Central to this recalibration is the reimagined kitchen, now positioned as the social and spatial anchor of the plan. A four-meter island, dedicated coffee station and generous storage bring a sense of ease and ritual to the space, while the palette—cork underfoot, warm timber joinery, and softly honed stone—establishes a tactile counterpoint to the home’s architectural rigor. A new first floor introduces two children’s bedrooms and a shared bathroom, while the master suite was reconfigured to reclaim light and openness—qualities inherent to the home’s mid-century origins.
Across the house, shifts in materiality signal changes in pace: cork gives way to timber; stone meets leather and textured upholstery; glazing expands to frame the bushland beyond. These transitions guide movement from communal zones to private retreats, reinforcing the home’s spatial rhythm.
The interiors form a controlled dialogue between eras. “The interior strategy was rooted in a deep respect for Hall’s original architecture, balancing preservation with thoughtful evolution,” says Nicol. “Original elements were restored wherever possible, while new interventions were carefully considered to feel both contemporary and authentic to the home’s palette.” Walnut and teak joinery, natural stone and leather anchor the rooms with warmth and weight, while blackened stainless steel and travertine offer subtle counterpoints.

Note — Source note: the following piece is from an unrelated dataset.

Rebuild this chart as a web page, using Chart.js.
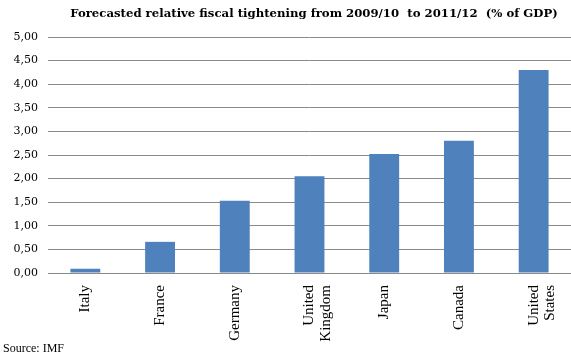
<!DOCTYPE html>
<html>
<head>
<meta charset="utf-8">
<script src="https://cdn.jsdelivr.net/npm/chart.js@4"></script>
<style>
  html, body { margin: 0; padding: 0; background: #fff; }
  #wrap { width: 571px; height: 363px; position: relative; }
</style>
</head>
<body>
<div id="wrap"><canvas id="fiscalChart"></canvas></div>
<script>
// Data
const countries = ['Italy', 'France', 'Germany', ['United', 'Kingdom'], 'Japan', 'Canada', ['United', 'States']];
const tightening = [0.09, 0.66, 1.53, 2.05, 2.52, 2.80, 4.30];
const yTicks = [0, 0.5, 1, 1.5, 2, 2.5, 3, 3.5, 4, 4.5, 5];

const titleText = 'Forecasted relative fiscal tightening from 2009/10  to 2011/12  (% of GDP)';
const sourceText = 'Source: IMF';

// Title and source note drawn by hand so they sit where the original has them
const textPlugin = {
    id: 'textPlugin',
    afterDraw(chart) {
        const ctx = chart.ctx;
        ctx.save();
        ctx.fillStyle = '#000';
        ctx.font = 'bold 11.7px "DejaVu Serif", Georgia, serif';
        ctx.textAlign = 'center';
        ctx.textBaseline = 'middle';
        ctx.fillText(titleText, 314, 14);
        ctx.font = '12px "Liberation Serif", "Times New Roman", serif';
        ctx.textAlign = 'left';
        ctx.fillText(sourceText, 3, 349);
        ctx.restore();
    }
};

document.addEventListener('DOMContentLoaded', function() {
    const ctx = document.getElementById('fiscalChart').getContext('2d');
    new Chart(ctx, {
        type: 'bar',
        data: {
            labels: countries,
            datasets: [{
                data: tightening,
                backgroundColor: '#4F81BD',
                borderWidth: 0,
                categoryPercentage: 1,
                barPercentage: 0.40
            }]
        },
        options: {
            responsive: true,
            maintainAspectRatio: false,
            animation: false,
            layout: {
                padding: { top: 37, right: 0, bottom: 0, left: 0 }
            },
            plugins: {
                legend: { display: false },
                tooltip: { enabled: false }
            },
            scales: {
                y: {
                    min: 0,
                    max: 5,
                    afterBuildTicks: axis => {
                        axis.ticks = yTicks.map(v => ({ value: v }));
                    },
                    afterFit: axis => { axis.width = 48; },
                    ticks: {
                        color: '#000',
                        padding: 10,
                        font: { family: '"DejaVu Serif", Georgia, serif', size: 11 },
                        callback: v => v.toFixed(2).replace('.', ',')
                    },
                    grid: {
                        color: '#8a8a8a',
                        lineWidth: 1,
                        drawTicks: false
                    },
                    border: { display: false }
                },
                x: {
                    afterFit: axis => {
                        axis.height = 90;
                        axis.paddingLeft = 0;
                        axis.paddingRight = 0;
                    },
                    ticks: {
                        color: '#000',
                        minRotation: 90,
                        maxRotation: 90,
                        padding: 12,
                        font: { family: '"Liberation Serif", "Times New Roman", serif', size: 15, lineHeight: 1.1 }
                    },
                    grid: { display: false, drawTicks: false },
                    border: { display: true, color: '#8a8a8a', width: 1 }
                }
            }
        },
        plugins: [textPlugin]
    });
});
</script>
</body>
</html>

Furniture selections like a ceramic side table by Sophie Vaidie from Studio Gardner, a Verner Panton rocking chair and Pierre Jeanneret easy chair and counter stools by Vico Magistretti are crafted and deliberately understated, ensuring that the architecture remains the primary gesture.
The result is a home restored not as an artifact, but as a living, evolving piece of mid-century Sydney—quietly confident, materially rich, and deeply attuned to the family who now inhabits it.